Retype only the lines from the one containing "Write the matplotlib code for this chart." through the one containing "time_h = [0, 4, 24, 48]", both included, word for word. Pictures stay out of the copy.
• • • • •
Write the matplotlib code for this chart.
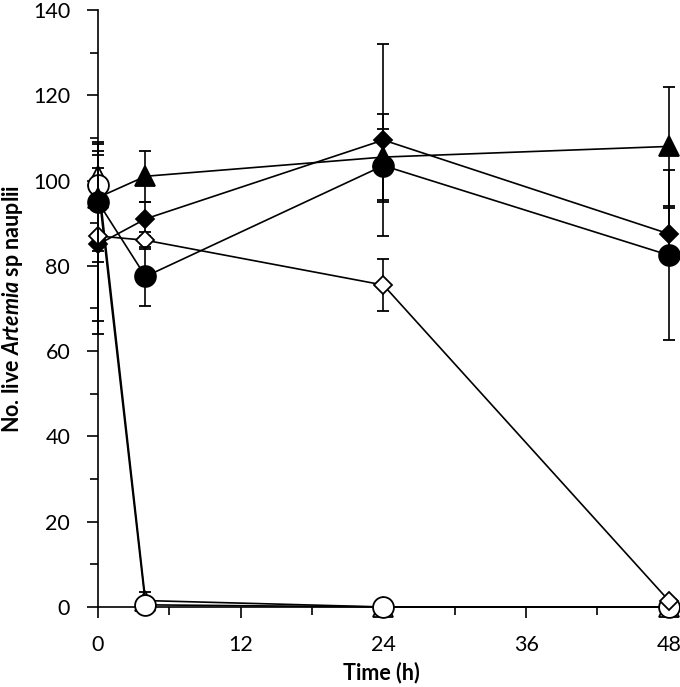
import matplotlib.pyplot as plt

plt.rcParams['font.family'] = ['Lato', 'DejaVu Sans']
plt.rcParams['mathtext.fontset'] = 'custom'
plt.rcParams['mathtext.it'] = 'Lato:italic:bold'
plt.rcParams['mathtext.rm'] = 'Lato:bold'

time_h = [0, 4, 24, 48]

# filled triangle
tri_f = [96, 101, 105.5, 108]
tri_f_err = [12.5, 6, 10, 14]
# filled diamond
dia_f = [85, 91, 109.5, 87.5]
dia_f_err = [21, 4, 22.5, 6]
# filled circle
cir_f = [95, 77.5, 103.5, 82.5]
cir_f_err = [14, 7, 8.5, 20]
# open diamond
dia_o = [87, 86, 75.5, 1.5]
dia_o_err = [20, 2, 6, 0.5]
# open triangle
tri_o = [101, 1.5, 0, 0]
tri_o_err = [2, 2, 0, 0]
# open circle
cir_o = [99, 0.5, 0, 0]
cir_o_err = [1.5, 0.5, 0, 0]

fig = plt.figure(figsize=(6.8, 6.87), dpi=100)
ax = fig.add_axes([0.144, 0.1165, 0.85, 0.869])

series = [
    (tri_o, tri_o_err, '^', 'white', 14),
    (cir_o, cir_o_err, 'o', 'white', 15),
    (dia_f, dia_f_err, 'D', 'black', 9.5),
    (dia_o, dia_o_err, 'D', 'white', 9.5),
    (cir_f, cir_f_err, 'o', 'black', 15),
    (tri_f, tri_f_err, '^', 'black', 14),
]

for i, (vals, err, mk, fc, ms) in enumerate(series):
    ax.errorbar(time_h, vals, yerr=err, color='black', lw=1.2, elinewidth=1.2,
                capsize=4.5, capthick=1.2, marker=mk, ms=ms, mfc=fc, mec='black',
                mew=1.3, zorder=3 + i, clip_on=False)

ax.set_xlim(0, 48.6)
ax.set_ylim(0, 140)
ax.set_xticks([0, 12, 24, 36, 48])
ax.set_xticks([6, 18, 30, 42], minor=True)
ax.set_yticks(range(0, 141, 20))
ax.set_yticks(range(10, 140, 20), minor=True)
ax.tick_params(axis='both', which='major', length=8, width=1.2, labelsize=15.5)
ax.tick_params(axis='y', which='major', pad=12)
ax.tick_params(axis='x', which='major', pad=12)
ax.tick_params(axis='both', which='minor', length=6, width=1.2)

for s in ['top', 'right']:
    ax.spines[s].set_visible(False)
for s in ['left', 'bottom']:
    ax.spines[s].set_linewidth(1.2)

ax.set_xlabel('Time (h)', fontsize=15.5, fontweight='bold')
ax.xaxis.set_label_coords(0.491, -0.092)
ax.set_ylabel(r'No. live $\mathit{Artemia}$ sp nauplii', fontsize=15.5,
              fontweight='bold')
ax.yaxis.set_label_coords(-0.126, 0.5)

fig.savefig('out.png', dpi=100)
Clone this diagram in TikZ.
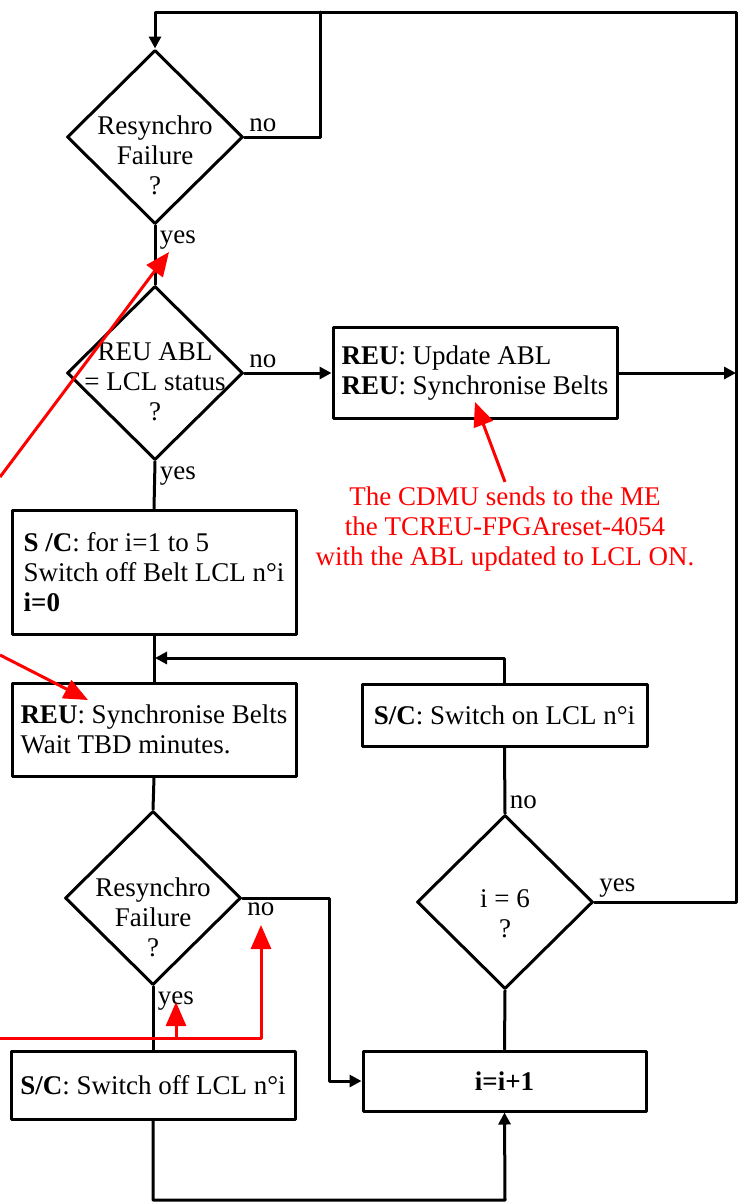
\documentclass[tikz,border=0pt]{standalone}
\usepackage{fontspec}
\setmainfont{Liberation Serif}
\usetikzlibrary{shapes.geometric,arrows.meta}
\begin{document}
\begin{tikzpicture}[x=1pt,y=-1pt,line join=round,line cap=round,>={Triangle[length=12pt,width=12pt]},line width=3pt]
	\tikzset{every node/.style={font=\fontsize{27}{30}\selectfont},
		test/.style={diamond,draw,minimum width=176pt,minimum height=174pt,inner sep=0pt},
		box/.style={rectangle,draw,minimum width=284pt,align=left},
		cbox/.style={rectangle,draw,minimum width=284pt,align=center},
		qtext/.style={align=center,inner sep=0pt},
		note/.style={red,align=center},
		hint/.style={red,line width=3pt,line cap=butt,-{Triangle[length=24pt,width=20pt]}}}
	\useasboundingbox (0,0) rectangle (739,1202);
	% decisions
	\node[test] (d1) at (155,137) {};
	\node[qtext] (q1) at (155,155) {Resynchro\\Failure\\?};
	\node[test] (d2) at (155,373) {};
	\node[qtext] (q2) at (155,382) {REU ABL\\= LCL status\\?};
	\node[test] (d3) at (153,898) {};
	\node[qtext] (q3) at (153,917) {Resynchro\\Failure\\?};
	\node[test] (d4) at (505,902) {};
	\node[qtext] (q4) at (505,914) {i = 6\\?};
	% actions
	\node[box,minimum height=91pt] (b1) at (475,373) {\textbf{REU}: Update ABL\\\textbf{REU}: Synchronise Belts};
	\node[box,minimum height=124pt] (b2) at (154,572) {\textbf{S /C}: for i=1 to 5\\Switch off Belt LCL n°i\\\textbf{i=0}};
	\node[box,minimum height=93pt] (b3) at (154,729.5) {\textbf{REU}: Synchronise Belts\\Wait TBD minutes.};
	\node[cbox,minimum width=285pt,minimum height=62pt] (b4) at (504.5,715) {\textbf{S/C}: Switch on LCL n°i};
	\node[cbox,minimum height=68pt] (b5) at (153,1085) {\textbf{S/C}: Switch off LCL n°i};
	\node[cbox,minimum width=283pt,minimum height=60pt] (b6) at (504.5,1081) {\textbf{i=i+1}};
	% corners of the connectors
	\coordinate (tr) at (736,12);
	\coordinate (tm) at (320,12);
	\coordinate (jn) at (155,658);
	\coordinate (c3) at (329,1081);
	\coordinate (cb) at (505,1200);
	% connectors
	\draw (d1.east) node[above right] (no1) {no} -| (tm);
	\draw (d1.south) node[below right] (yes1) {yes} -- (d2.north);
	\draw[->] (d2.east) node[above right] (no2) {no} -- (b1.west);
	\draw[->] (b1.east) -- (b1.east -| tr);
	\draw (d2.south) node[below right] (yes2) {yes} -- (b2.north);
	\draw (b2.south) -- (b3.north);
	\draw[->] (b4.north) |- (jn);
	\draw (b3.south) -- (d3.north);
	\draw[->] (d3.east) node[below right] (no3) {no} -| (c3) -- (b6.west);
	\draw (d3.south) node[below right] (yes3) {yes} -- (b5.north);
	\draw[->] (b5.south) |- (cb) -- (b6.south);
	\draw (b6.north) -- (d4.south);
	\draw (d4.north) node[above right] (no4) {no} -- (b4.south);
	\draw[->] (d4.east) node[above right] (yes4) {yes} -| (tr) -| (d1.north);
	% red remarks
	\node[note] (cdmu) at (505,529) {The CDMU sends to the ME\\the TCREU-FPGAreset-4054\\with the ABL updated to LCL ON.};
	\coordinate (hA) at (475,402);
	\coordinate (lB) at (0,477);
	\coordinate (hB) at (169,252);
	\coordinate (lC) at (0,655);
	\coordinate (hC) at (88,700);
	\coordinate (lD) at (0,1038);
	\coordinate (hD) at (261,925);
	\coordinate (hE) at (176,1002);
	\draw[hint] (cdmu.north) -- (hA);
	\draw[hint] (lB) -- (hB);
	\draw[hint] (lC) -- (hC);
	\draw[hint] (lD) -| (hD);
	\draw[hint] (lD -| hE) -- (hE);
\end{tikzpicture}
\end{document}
• • • • •
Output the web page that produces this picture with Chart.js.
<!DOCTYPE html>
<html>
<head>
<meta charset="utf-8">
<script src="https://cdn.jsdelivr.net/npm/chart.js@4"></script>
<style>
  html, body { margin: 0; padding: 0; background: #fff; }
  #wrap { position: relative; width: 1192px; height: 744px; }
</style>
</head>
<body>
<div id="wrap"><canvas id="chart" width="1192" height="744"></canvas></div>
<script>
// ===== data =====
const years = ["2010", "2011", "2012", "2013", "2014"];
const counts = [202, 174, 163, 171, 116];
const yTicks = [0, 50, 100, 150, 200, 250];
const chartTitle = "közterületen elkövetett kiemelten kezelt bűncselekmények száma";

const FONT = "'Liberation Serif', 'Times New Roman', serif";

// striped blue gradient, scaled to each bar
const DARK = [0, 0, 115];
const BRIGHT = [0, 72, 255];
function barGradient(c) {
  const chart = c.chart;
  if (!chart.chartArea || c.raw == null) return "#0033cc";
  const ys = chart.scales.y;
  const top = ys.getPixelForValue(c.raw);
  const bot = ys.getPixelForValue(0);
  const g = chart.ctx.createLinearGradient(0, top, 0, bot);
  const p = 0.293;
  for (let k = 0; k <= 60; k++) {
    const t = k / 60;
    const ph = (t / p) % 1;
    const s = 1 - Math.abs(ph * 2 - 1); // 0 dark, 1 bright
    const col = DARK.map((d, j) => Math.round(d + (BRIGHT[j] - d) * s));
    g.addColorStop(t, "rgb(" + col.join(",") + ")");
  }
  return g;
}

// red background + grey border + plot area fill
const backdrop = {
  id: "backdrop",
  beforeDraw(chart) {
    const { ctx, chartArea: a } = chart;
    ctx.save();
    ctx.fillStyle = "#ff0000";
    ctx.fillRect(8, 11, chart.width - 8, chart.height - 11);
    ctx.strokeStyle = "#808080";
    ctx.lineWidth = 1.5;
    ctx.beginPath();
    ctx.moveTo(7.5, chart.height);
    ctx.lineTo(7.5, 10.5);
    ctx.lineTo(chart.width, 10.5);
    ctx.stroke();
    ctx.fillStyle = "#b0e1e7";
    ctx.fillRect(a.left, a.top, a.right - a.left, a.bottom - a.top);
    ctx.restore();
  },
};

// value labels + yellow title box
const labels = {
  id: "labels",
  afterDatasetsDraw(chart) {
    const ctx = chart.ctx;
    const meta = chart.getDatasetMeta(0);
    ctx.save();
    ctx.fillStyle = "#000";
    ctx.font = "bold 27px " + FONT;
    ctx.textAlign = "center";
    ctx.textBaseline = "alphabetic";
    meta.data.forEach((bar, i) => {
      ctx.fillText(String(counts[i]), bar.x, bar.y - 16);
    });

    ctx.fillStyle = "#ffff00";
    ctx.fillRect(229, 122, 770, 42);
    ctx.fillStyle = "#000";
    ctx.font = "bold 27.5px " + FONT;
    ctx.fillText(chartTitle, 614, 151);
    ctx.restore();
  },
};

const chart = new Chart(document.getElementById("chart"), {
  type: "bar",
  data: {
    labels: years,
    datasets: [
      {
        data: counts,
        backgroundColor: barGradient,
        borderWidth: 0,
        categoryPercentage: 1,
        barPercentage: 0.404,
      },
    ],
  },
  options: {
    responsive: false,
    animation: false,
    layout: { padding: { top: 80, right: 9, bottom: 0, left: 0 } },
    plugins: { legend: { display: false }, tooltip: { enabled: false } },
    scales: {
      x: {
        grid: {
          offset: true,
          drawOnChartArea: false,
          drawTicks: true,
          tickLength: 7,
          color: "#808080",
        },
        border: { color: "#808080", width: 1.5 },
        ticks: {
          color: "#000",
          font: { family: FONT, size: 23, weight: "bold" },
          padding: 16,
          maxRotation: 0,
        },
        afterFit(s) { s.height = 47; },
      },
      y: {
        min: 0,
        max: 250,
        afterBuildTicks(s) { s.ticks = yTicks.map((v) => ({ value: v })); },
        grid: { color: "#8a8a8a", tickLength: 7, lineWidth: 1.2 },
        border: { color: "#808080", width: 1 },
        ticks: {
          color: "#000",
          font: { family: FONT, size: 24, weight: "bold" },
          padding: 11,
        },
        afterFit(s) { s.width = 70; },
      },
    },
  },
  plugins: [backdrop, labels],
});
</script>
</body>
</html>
• • • • •
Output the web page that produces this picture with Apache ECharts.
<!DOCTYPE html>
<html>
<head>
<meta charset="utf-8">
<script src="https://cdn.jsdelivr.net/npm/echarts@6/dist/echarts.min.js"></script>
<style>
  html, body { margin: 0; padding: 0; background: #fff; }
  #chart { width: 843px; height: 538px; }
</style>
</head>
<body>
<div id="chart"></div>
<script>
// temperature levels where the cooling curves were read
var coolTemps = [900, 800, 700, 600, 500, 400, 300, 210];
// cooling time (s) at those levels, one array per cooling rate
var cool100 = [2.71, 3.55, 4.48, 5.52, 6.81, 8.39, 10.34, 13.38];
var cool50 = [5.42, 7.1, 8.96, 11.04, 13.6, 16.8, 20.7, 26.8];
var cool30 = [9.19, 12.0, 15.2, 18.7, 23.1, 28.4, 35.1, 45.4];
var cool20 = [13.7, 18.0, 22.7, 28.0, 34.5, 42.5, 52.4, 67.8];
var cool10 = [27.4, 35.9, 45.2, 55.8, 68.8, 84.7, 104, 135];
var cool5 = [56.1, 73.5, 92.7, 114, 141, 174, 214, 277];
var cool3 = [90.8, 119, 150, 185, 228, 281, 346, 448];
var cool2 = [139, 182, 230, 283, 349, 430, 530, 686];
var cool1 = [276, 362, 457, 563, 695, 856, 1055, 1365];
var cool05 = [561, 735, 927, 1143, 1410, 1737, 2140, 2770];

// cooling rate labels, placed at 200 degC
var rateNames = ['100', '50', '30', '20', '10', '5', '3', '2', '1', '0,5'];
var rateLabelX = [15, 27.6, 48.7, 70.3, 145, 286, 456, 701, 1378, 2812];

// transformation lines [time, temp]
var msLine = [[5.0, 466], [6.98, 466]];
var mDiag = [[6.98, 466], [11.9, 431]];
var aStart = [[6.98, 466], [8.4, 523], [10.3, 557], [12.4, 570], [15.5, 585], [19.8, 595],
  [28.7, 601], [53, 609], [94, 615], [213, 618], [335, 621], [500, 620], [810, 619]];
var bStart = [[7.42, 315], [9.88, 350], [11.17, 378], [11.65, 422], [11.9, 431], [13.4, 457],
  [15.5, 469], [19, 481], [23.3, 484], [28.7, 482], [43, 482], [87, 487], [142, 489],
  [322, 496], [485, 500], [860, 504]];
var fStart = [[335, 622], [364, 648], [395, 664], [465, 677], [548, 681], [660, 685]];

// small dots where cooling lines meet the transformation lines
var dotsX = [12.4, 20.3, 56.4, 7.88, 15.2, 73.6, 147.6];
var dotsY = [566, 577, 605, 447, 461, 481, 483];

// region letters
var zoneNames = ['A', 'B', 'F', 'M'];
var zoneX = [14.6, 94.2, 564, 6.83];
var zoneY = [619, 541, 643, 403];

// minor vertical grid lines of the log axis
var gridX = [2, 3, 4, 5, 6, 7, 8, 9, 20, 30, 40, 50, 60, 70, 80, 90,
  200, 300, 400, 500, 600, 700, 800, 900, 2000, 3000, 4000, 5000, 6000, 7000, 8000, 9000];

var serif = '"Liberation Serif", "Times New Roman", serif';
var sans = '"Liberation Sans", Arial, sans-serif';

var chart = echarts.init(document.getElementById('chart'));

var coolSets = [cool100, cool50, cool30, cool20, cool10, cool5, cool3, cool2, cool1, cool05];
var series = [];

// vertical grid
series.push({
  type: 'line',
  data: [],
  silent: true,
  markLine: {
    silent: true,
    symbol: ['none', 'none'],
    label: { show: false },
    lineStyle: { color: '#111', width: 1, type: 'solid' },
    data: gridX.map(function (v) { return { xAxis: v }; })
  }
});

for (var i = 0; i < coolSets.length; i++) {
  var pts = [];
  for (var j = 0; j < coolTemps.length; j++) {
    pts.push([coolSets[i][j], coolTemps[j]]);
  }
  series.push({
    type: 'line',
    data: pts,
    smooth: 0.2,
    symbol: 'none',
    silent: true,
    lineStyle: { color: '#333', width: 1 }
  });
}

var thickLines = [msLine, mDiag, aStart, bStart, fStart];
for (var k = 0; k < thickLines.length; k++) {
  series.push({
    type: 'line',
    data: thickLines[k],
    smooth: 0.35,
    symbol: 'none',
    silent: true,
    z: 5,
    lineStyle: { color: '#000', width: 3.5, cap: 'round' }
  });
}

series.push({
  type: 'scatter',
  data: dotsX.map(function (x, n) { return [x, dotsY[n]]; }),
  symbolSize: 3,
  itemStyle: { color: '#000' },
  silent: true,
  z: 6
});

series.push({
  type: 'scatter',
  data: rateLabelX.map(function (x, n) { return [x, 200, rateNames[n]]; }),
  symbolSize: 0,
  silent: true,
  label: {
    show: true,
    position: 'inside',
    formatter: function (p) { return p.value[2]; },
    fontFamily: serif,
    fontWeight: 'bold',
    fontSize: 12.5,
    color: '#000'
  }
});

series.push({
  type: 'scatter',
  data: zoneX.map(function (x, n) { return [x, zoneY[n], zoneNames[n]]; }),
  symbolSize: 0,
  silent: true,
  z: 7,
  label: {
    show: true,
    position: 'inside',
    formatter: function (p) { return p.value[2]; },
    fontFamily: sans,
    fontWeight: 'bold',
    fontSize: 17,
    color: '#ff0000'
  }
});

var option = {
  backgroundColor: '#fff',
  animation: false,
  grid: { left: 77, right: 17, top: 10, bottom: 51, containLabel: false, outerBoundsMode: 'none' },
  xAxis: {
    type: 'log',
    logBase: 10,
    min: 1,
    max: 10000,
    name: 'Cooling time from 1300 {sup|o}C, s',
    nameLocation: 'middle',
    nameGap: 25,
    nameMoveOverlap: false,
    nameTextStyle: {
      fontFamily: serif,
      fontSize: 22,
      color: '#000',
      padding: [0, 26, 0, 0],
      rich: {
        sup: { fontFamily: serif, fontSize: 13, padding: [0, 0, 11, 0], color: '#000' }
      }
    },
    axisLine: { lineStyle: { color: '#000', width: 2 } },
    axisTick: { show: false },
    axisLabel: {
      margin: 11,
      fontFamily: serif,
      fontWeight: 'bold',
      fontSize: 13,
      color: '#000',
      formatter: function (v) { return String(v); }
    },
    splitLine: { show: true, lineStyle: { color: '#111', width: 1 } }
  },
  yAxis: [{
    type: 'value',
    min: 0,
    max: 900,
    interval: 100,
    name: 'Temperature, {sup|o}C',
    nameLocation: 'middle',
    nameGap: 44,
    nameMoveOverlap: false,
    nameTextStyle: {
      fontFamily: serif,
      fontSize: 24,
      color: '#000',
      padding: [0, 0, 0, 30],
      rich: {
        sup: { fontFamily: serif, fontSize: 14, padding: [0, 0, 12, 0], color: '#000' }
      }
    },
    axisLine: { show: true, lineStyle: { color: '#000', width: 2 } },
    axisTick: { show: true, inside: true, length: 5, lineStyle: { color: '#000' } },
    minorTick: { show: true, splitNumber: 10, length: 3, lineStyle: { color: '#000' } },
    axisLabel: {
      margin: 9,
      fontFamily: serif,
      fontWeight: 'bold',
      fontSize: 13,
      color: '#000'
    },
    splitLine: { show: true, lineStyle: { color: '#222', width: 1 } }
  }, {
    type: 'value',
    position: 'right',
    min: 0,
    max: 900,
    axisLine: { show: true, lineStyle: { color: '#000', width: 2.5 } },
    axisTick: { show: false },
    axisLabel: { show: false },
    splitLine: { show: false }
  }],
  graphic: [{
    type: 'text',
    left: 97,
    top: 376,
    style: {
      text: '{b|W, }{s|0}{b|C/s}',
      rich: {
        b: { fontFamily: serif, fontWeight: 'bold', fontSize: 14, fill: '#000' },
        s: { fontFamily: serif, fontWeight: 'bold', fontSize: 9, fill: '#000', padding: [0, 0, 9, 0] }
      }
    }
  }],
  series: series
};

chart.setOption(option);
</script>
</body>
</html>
• • • • •
(Written response)
Write the matplotlib code for this chart.
import matplotlib.pyplot as plt

plt.rcParams['font.family'] = ['Lato', 'DejaVu Sans']
plt.rcParams['mathtext.fontset'] = 'custom'
plt.rcParams['mathtext.it'] = 'Lato:italic:bold'
plt.rcParams['mathtext.rm'] = 'Lato:bold'

time_h = [0, 4, 24, 48]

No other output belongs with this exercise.